# Forum in English  > Offtopic  > Offtopic  >  'Guitar Hero' violates patent, Gibson says

## wise-wistful

Activision rejects charge, asks court to invalidate claim
Gibson Guitar Inc. has told Activision Inc. that its wildly popular "Guitar Hero" video games infringe one of Gibson's patents. Activision has asked a U.S. court to find the claim invalid.
Gibson said the games, in which players press buttons on a guitar-shaped controller in time with notes on a TV screen, violates a 1999 patent for technology to simulate a musical performance.
On Tuesday, Activision filed a lawsuit asking the U.S. District Court for Central California to declare Gibson's patent invalid and to bar it from seeking damages.
Gibson made its claims in a letter sent to Activision in January, a copy of which was included in Activision's lawsuit.
The "Guitar Hero" series has sold more than 14 million units in North America and raked in more than $1 billion since its 2005 debut.
Gibson, whose electric guitars are used by legendary blues and rock artists, including Eric Clapton, B.B. King and Slash, has been a high-profile partner in the "Guitar Hero" games, with Activision licensing the rights to model its controllers on Gibson guitar models and to use their likenesses in the game.
"Gibson is a good partner, and we have a great deal of respect for them.

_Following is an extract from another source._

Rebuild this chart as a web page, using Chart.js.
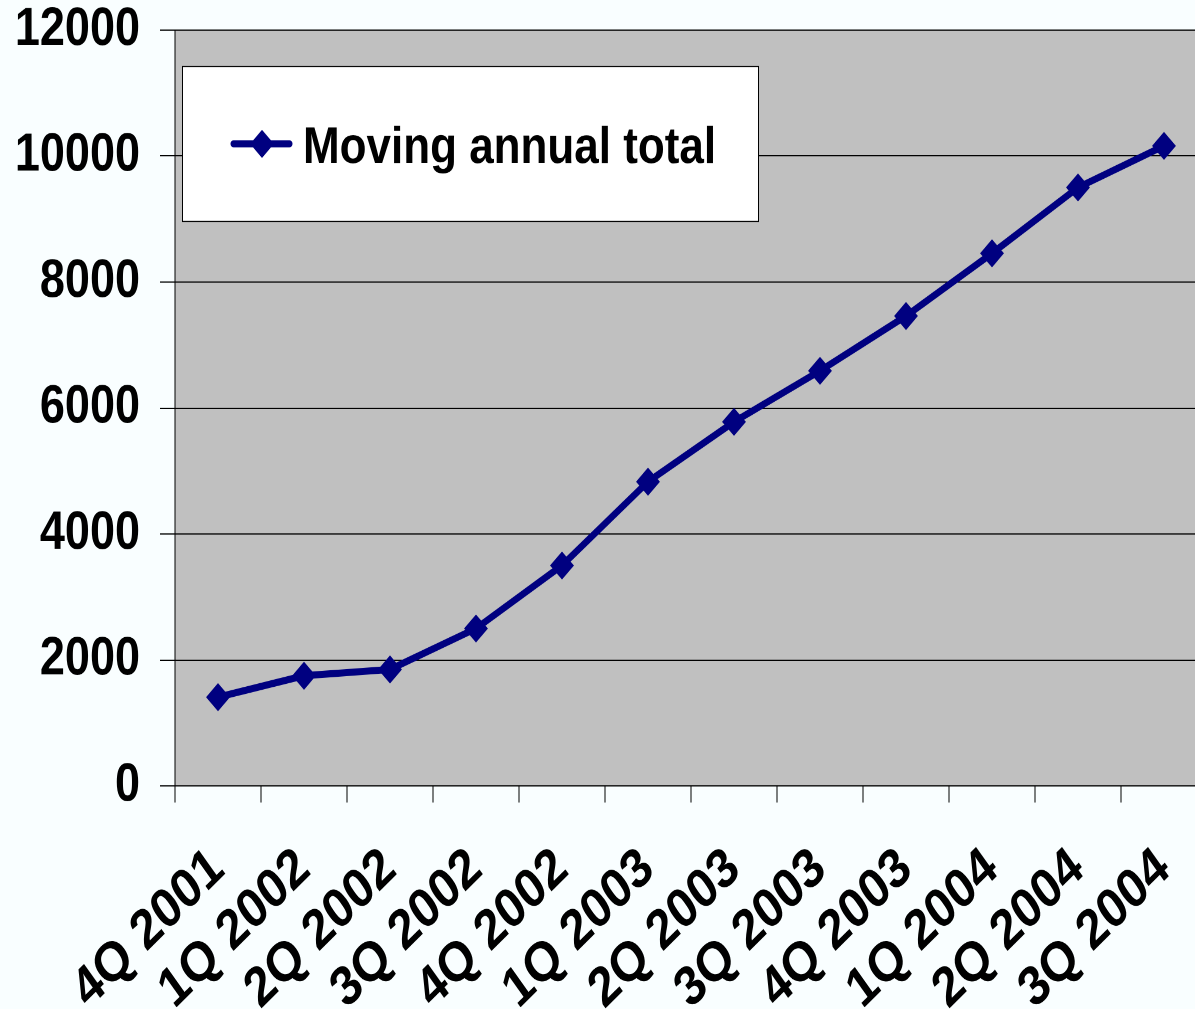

We disagree with the applicability of their patent and would like a legal determination on this," Activision general counsel George Rose said in a statement.

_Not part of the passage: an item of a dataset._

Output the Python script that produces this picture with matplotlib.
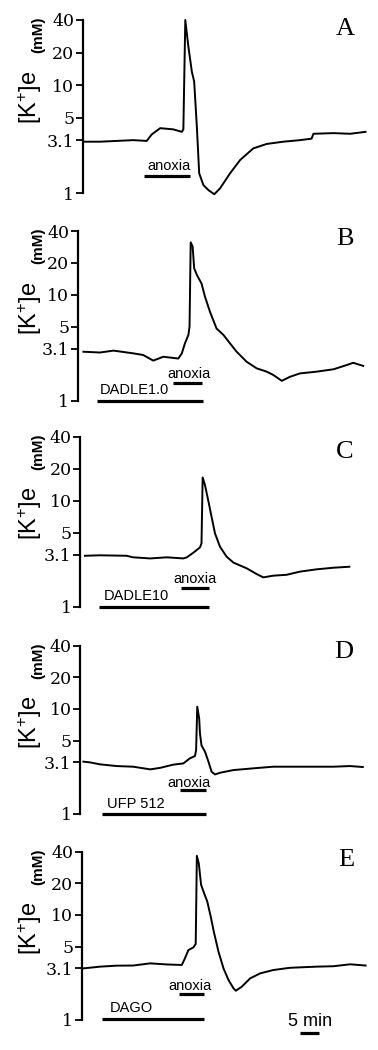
import matplotlib
matplotlib.use("Agg")
import matplotlib.pyplot as plt
from matplotlib import font_manager
import numpy as np

# ---------------- data (time in min, [K+]e in mM) ----------------
panel_letters = ["A", "B", "C", "D", "E"]
ytick_vals = [1, 3.1, 5, 10, 20, 40]
ytick_labels = ["1", "3.1", "5", "10", "20", "40"]

t_A = [0.1, 4.4, 8.7, 13.0, 16.5, 17.8, 20.0, 23.4, 25.6, 26.0, 26.5, 27.3, 28.2, 28.8,
       29.5, 30.1, 31.2, 32.5, 34.0, 35.5, 38.1, 40.7, 44.1, 47.6, 51.9, 56.2, 59.2,
       59.7, 64.9, 69.2, 73.2]
k_A = [3.0, 3.0, 3.05, 3.1, 3.05, 3.5, 4.0, 3.9, 3.7, 3.9, 40.0, 22.7, 13.3, 10.8,
       4.1, 1.53, 1.19, 1.07, 0.98, 1.11, 1.53, 2.03, 2.6, 2.86, 3.0, 3.1, 3.2,
       3.55, 3.6, 3.55, 3.7]

t_B = [0.1, 4.4, 7.9, 13.0, 15.6, 18.2, 20.8, 24.7, 25.6, 26.4, 27.3, 27.6, 27.9,
       28.4, 28.8, 29.5, 30.7, 31.6, 32.9, 34.6, 36.4, 38.1, 39.8, 42.4, 45.0, 47.6,
       49.3, 51.5, 53.6, 56.2, 60.5, 64.9, 68.3, 70.0, 72.6]
k_B = [2.9, 2.85, 2.97, 2.8, 2.7, 2.39, 2.6, 2.5, 2.8, 3.47, 4.17, 5.0, 31.3,
       28.5, 17.8, 15.4, 12.8, 9.6, 6.9, 4.8, 4.17, 3.47, 2.9, 2.33, 2.02, 1.88,
       1.75, 1.54, 1.68, 1.81, 1.88, 1.98, 2.17, 2.28, 2.13]

t_C = [0.5, 4.4, 11.3, 13.0, 17.4, 21.7, 26.0, 26.9, 28.6, 30.3, 30.7, 31.0, 31.6,
       32.5, 33.3, 34.2, 35.5, 37.2, 39.0, 42.4, 45.0, 46.7, 49.3, 52.8, 56.2, 60.5,
       64.9, 69.0]
k_C = [3.02, 3.05, 3.02, 2.92, 2.85, 2.92, 2.85, 2.92, 3.23, 3.62, 3.95, 16.5, 14.0,
       9.8, 7.06, 4.9, 3.67, 2.96, 2.6, 2.3, 2.03, 1.89, 1.96, 2.0, 2.14, 2.25,
       2.33, 2.38]

t_D = [0.1, 1.8, 4.4, 8.7, 13.0, 17.4, 20.0, 23.4, 26.0, 27.7, 29.0, 29.3, 29.6,
       30.1, 30.3, 30.7, 31.6, 32.5, 33.3, 34.2, 35.5, 39.0, 44.1, 49.3, 54.5, 59.7,
       64.9, 69.2, 72.5]
k_D = [3.15, 3.1, 2.97, 2.86, 2.82, 2.66, 2.75, 2.95, 3.03, 3.39, 3.56, 4.06, 10.5,
       8.1, 5.86, 4.5, 3.92, 3.15, 2.53, 2.38, 2.47, 2.62, 2.72, 2.82, 2.82, 2.82,
       2.82, 2.86, 2.8]

t_E = [0.1, 4.4, 8.7, 13.0, 17.4, 21.7, 25.6, 26.4, 27.3, 28.6, 29.2, 29.5, 30.0,
       30.6, 31.4, 32.2, 33.1, 33.9, 35.1, 36.4, 37.7, 39.0, 39.6, 41.1, 43.3, 45.9,
       49.3, 53.6, 60.5, 64.9, 69.2, 73.2]
k_E = [3.1, 3.22, 3.29, 3.3, 3.46, 3.38, 3.34, 3.86, 4.63, 4.91, 5.3, 36.6, 30.9,
       19.3, 16.0, 13.4, 9.6, 6.9, 4.47, 3.1, 2.4, 2.0, 1.9, 2.07, 2.49, 2.78,
       2.99, 3.14, 3.22, 3.25, 3.39, 3.3]

traces_t = [t_A, t_B, t_C, t_D, t_E]
traces_k = [k_A, k_B, k_C, k_D, k_E]

drug_names = [None, "DADLE1.0", "DADLE10", "UFP 512", "DAGO"]
drug_start = [None, 3.7, 4.1, 5.0, 5.0]
drug_end = [None, 31.0, 32.6, 31.8, 31.4]
anoxia_start = [15.8, 23.2, 25.4, 25.0, 24.9]
anoxia_end = [27.7, 30.9, 32.6, 31.8, 31.4]
scale_min = 5

# ---------------- style / layout ----------------
names = {f.name for f in font_manager.fontManager.ttflist}
SANS = "Liberation Sans Narrow" if "Liberation Sans Narrow" in names else "Liberation Sans"
SERIF = "Liberation Serif"
TICKFONT = "DejaVu Serif"
plt.rcParams["mathtext.fontset"] = "custom"
plt.rcParams["mathtext.rm"] = "Liberation Sans"
plt.rcParams["mathtext.it"] = "Liberation Sans"

W, H = 378, 1050
fig = plt.figure(figsize=(W / 100, H / 100), dpi=100)

PX_PER_MIN = 3.86
X0 = 83.0
y40_px = [20, 231, 436.7, 645.7, 851.7]
y1_px = [193.3, 400.7, 606.7, 814, 1020]
spine_px = [82.7, 77.5, 80, 80, 81.5]
YLO, YHI = 0.8, 50

anoxia_bar_y = [1.43, 1.48, 1.49, 1.68, 1.75]
anoxia_txt = [(22.3, 1.80), (27.5, 1.77), (29.0, 1.81), (27.55, 1.99), (27.7, 2.12)]
drug_bar_y = [None, 1.0, 1.0, 1.0, 1.02]
drug_txt = [None, (4.4, 1.26), (5.3, 1.27), (6.3, 1.245), (7.0, 1.29)]
letter_px = [(345, 29), (345, 239), (345, 452), (344, 652), (346, 860)]

for i in range(5):
    dec = (y1_px[i] - y40_px[i]) / np.log10(40)
    top = y40_px[i] - dec * np.log10(YHI / 40)
    bot = y1_px[i] + dec * np.log10(1 / YLO)
    left = spine_px[i]
    ax = fig.add_axes([left / W, 1 - bot / H, (W - left) / W, (bot - top) / H])
    ax.set_yscale("log")
    ax.set_ylim(YLO, YHI)
    ax.set_xlim((left - X0) / PX_PER_MIN, (W - X0) / PX_PER_MIN)
    ax.patch.set_visible(False)
    for s in ["top", "right", "bottom"]:
        ax.spines[s].set_visible(False)
    ax.spines["left"].set_bounds(1, 40)
    ax.spines["left"].set_linewidth(1.6)
    ax.set_xticks([])
    ax.yaxis.set_minor_locator(matplotlib.ticker.NullLocator())
    ax.set_yticks(ytick_vals)
    ax.set_yticklabels(ytick_labels, fontfamily=TICKFONT, fontsize=12.5)
    ax.tick_params(axis="y", length=5, width=1.3, pad=1, direction="out")

    ax.plot(traces_t[i], traces_k[i], color="black", lw=1.4, clip_on=False,
            solid_joinstyle="round")

    ax.plot([anoxia_start[i], anoxia_end[i]], [anoxia_bar_y[i]] * 2, color="black",
            lw=2.3, solid_capstyle="butt", clip_on=False)
    ax.text(anoxia_txt[i][0], anoxia_txt[i][1], "anoxia", ha="center", va="center",
            fontfamily=SANS, fontsize=10.5)
    if drug_names[i] is not None:
        ax.plot([drug_start[i], drug_end[i]], [drug_bar_y[i]] * 2, color="black",
                lw=2.3, solid_capstyle="butt", clip_on=False)
        ax.text(drug_txt[i][0], drug_txt[i][1], drug_names[i], ha="left", va="center",
                fontfamily=SANS, fontsize=10.5)

    fig.text(30 / W, 1 - (y40_px[i] + 77) / H, r"$[\mathrm{K}^{+}]\mathrm{e}$",
             rotation=90, ha="center", va="center", fontsize=17)
    fig.text(38 / W, 1 - (y40_px[i] + 15) / H, "(mM)", rotation=90, ha="center",
             va="center", fontfamily="Liberation Sans", fontweight="bold", fontsize=11)

    fig.text(letter_px[i][0] / W, 1 - letter_px[i][1] / H, panel_letters[i],
             ha="center", va="center", fontfamily=SERIF, fontsize=19)

    if i == 4:
        ax.plot([56.2, 56.2 + scale_min], [0.746, 0.746], color="black", lw=2.3,
                solid_capstyle="butt", clip_on=False)
        ax.text(58.8, 0.96, f"{scale_min} min", ha="center", va="center",
                fontfamily="Liberation Sans", fontsize=13)

fig.savefig("out.png", dpi=100, facecolor="white")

Gibson could not be reached for comment.
A copy of Gibson's patent included in the court filing showed a method for simulating a live performance using a musical instrument, a 3D headset with stereo speakers, and a pre-recorded concert.
"Based on our preliminary analysis, the 'Guitar Hero' software (including any expansion packs) and the guitar controller provided by Activision being used as a musical instrument (packaged with the software or sold standalone) are covered by the ... patent," Gibson's law firm said in its Jan. 7 letter. "Gibson requests that Activision obtain a license under Gibson's ... patent or halt sales of any version of the 'Guitar Hero' game software."
Activision said its games did not infringe Gibson's patent, and that by waiting three years to raise its claim, the guitar maker had granted an implied license for any technology.
computerworld

----------